* Begin PROVIDED MATERIAL *
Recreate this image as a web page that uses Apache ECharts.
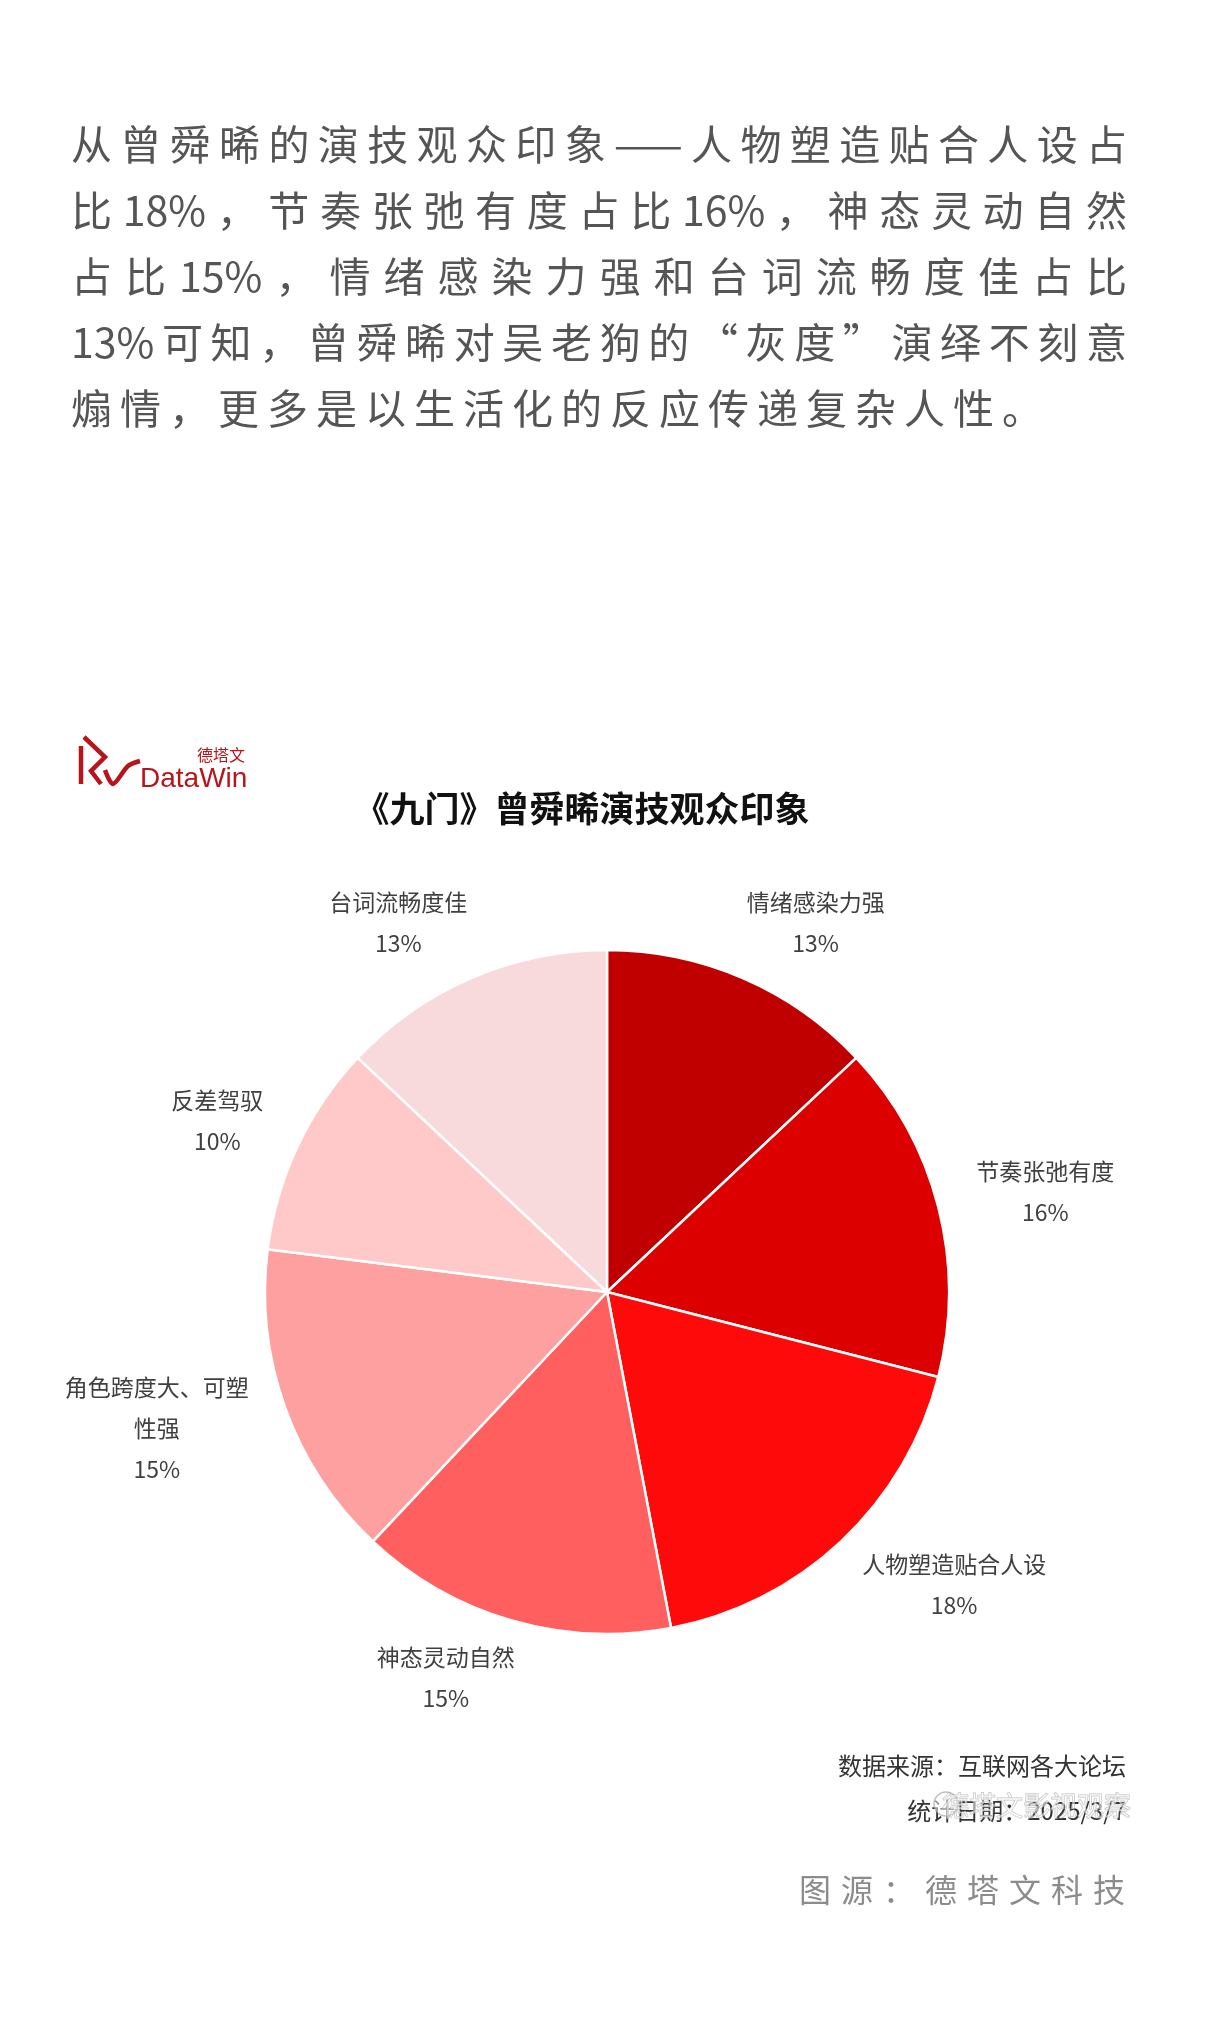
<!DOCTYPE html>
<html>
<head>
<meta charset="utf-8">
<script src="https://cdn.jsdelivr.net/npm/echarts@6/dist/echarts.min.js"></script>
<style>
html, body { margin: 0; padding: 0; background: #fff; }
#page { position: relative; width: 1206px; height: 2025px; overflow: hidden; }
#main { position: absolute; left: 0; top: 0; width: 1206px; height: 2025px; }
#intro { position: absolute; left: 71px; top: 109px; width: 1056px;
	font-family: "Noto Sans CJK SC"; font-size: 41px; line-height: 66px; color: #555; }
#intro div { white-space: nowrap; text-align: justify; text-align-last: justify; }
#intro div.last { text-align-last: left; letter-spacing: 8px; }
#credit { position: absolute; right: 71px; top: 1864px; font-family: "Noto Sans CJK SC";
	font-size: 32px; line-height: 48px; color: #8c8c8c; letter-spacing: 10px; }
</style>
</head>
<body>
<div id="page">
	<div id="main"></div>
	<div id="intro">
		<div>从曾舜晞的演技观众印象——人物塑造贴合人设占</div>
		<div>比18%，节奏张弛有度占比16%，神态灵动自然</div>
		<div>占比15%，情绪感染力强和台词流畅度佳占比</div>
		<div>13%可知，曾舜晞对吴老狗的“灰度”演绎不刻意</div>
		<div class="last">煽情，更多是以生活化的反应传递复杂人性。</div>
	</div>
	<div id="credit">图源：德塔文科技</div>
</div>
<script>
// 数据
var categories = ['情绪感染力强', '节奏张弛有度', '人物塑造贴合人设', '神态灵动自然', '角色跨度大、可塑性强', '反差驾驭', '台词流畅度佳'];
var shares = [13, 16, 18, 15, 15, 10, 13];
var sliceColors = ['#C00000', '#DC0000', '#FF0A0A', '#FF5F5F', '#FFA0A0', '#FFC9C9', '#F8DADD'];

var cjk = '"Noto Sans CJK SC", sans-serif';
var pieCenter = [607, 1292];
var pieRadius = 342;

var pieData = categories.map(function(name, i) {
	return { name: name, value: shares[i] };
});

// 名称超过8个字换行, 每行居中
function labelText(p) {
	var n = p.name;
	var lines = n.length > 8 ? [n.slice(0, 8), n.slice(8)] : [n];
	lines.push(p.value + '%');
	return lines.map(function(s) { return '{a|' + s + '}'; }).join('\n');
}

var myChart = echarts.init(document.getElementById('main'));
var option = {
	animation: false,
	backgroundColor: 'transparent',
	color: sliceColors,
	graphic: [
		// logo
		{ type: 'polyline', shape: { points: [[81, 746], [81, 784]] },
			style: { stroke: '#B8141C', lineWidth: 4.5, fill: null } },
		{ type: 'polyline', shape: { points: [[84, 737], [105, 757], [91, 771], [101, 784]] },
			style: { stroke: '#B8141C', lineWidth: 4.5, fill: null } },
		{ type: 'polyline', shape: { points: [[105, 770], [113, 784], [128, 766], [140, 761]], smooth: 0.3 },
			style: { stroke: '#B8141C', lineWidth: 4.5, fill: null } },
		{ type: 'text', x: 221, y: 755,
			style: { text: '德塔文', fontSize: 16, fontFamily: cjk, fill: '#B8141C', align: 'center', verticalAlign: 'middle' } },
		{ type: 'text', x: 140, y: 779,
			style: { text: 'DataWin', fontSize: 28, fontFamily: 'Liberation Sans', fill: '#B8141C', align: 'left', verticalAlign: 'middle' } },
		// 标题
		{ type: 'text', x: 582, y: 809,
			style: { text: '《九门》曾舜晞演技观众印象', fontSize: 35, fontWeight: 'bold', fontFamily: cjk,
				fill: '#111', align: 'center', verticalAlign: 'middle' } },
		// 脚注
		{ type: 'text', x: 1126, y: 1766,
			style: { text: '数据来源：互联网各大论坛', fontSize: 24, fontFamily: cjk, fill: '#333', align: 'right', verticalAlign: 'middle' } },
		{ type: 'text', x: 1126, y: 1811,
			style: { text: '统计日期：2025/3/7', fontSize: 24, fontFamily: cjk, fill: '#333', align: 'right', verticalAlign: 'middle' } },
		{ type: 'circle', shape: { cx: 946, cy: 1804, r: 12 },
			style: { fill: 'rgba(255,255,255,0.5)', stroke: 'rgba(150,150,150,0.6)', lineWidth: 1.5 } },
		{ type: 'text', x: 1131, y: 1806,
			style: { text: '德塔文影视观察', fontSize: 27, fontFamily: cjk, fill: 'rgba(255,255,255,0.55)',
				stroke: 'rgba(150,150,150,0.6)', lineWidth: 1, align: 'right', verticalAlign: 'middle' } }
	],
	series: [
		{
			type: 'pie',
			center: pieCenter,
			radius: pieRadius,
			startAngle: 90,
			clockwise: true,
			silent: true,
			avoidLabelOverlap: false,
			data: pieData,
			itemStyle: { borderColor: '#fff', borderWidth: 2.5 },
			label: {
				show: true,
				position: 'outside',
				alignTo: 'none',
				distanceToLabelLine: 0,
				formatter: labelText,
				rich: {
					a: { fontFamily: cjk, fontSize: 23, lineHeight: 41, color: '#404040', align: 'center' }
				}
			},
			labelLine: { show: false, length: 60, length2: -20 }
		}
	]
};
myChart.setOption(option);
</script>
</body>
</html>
* End PROVIDED MATERIAL *
WRITTEN REQUEST:
Output all of the data exactly as it stands, minus any images.

ANSWER FOR THE TASK:
Recreate this image as a web page that uses Apache ECharts.
<!DOCTYPE html>
<html>
<head>
<meta charset="utf-8">
<script src="https://cdn.jsdelivr.net/npm/echarts@6/dist/echarts.min.js"></script>
<style>
html, body { margin: 0; padding: 0; background: #fff; }
#page { position: relative; width: 1206px; height: 2025px; overflow: hidden; }
#main { position: absolute; left: 0; top: 0; width: 1206px; height: 2025px; }
#intro { position: absolute; left: 71px; top: 109px; width: 1056px;
	font-family: "Noto Sans CJK SC"; font-size: 41px; line-height: 66px; color: #555; }
#intro div { white-space: nowrap; text-align: justify; text-align-last: justify; }
#intro div.last { text-align-last: left; letter-spacing: 8px; }
#credit { position: absolute; right: 71px; top: 1864px; font-family: "Noto Sans CJK SC";
	font-size: 32px; line-height: 48px; color: #8c8c8c; letter-spacing: 10px; }
</style>
</head>
<body>
<div id="page">
	<div id="main"></div>
	<div id="intro">
		<div>从曾舜晞的演技观众印象——人物塑造贴合人设占</div>
		<div>比18%，节奏张弛有度占比16%，神态灵动自然</div>
		<div>占比15%，情绪感染力强和台词流畅度佳占比</div>
		<div>13%可知，曾舜晞对吴老狗的“灰度”演绎不刻意</div>
		<div class="last">煽情，更多是以生活化的反应传递复杂人性。</div>
	</div>
	<div id="credit">图源：德塔文科技</div>
</div>
<script>
// 数据
var categories = ['情绪感染力强', '节奏张弛有度', '人物塑造贴合人设', '神态灵动自然', '角色跨度大、可塑性强', '反差驾驭', '台词流畅度佳'];
var shares = [13, 16, 18, 15, 15, 10, 13];
var sliceColors = ['#C00000', '#DC0000', '#FF0A0A', '#FF5F5F', '#FFA0A0', '#FFC9C9', '#F8DADD'];

var cjk = '"Noto Sans CJK SC", sans-serif';
var pieCenter = [607, 1292];
var pieRadius = 342;

var pieData = categories.map(function(name, i) {
	return { name: name, value: shares[i] };
});

// 名称超过8个字换行, 每行居中
function labelText(p) {
	var n = p.name;
	var lines = n.length > 8 ? [n.slice(0, 8), n.slice(8)] : [n];
	lines.push(p.value + '%');
	return lines.map(function(s) { return '{a|' + s + '}'; }).join('\n');
}

var myChart = echarts.init(document.getElementById('main'));
var option = {
	animation: false,
	backgroundColor: 'transparent',
	color: sliceColors,
	graphic: [
		// logo
		{ type: 'polyline', shape: { points: [[81, 746], [81, 784]] },
			style: { stroke: '#B8141C', lineWidth: 4.5, fill: null } },
		{ type: 'polyline', shape: { points: [[84, 737], [105, 757], [91, 771], [101, 784]] },
			style: { stroke: '#B8141C', lineWidth: 4.5, fill: null } },
		{ type: 'polyline', shape: { points: [[105, 770], [113, 784], [128, 766], [140, 761]], smooth: 0.3 },
			style: { stroke: '#B8141C', lineWidth: 4.5, fill: null } },
		{ type: 'text', x: 221, y: 755,
			style: { text: '德塔文', fontSize: 16, fontFamily: cjk, fill: '#B8141C', align: 'center', verticalAlign: 'middle' } },
		{ type: 'text', x: 140, y: 779,
			style: { text: 'DataWin', fontSize: 28, fontFamily: 'Liberation Sans', fill: '#B8141C', align: 'left', verticalAlign: 'middle' } },
		// 标题
		{ type: 'text', x: 582, y: 809,
			style: { text: '《九门》曾舜晞演技观众印象', fontSize: 35, fontWeight: 'bold', fontFamily: cjk,
				fill: '#111', align: 'center', verticalAlign: 'middle' } },
		// 脚注
		{ type: 'text', x: 1126, y: 1766,
			style: { text: '数据来源：互联网各大论坛', fontSize: 24, fontFamily: cjk, fill: '#333', align: 'right', verticalAlign: 'middle' } },
		{ type: 'text', x: 1126, y: 1811,
			style: { text: '统计日期：2025/3/7', fontSize: 24, fontFamily: cjk, fill: '#333', align: 'right', verticalAlign: 'middle' } },
		{ type: 'circle', shape: { cx: 946, cy: 1804, r: 12 },
			style: { fill: 'rgba(255,255,255,0.5)', stroke: 'rgba(150,150,150,0.6)', lineWidth: 1.5 } },
		{ type: 'text', x: 1131, y: 1806,
			style: { text: '德塔文影视观察', fontSize: 27, fontFamily: cjk, fill: 'rgba(255,255,255,0.55)',
				stroke: 'rgba(150,150,150,0.6)', lineWidth: 1, align: 'right', verticalAlign: 'middle' } }
	],
	series: [
		{
			type: 'pie',
			center: pieCenter,
			radius: pieRadius,
			startAngle: 90,
			clockwise: true,
			silent: true,
			avoidLabelOverlap: false,
			data: pieData,
			itemStyle: { borderColor: '#fff', borderWidth: 2.5 },
			label: {
				show: true,
				position: 'outside',
				alignTo: 'none',
				distanceToLabelLine: 0,
				formatter: labelText,
				rich: {
					a: { fontFamily: cjk, fontSize: 23, lineHeight: 41, color: '#404040', align: 'center' }
				}
			},
			labelLine: { show: false, length: 60, length2: -20 }
		}
	]
};
myChart.setOption(option);
</script>
</body>
</html>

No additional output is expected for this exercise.